South Africa's Deputy Minister of Science and Technology Derek Hanekom is confident. "We have ideal conditions for it," he said.
"We have good astronomers in our country; we have the technical expertise; and we have the ideal climatic and environmental conditions," Hanekom added. "We have eight partner countries in the African continent. For some, they would view that as an opportunity to offer African countries an opportunity to reach a new dimension in scientific endeavor."
Facing stiff competition from Australia, however, South Africa took the chance to display its know-how in advance.
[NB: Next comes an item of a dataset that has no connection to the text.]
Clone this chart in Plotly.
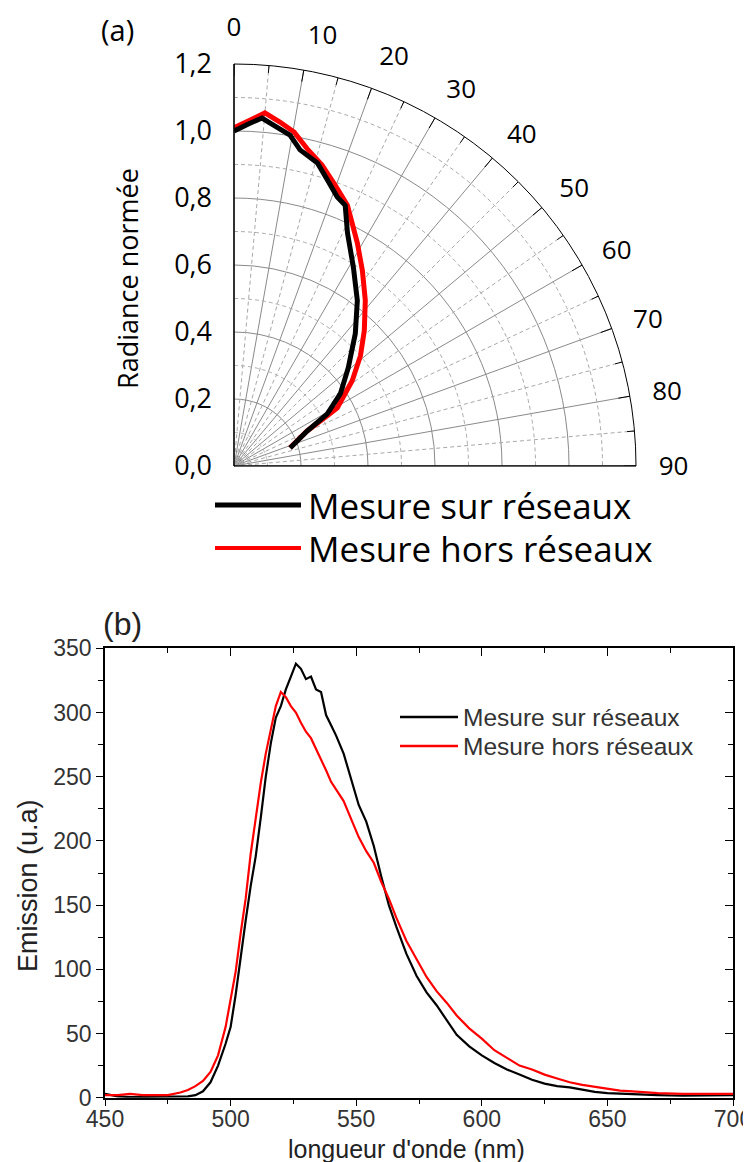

In the Karoo, seven satellite dishes have already been built, and 57 more are will be constructed next year. They represent a project called MeerKAT - which is being billed as the "little brother" of the SKA. It will be the 2nd largest radio telescope in the southern hemisphere after SKA.
The project has cost $300 million so far. And according to project SKA South Africa associate director, Justin Jonas, this project is already a success, even before its completion.
"The MeerKAT itself has attracted enormous interest internationally and in SA [South Africa] itself," said Jonas. "We've already put out proposals for the use of MeerKAT. So in fact, the first five years of the MeerKAT time is already taken up by a massive international team."
It is the home stretch for the two countries that want to host the $2 billion SKA radio telescope. The SKA board of directors is expected to make its selection public in the next few weeks.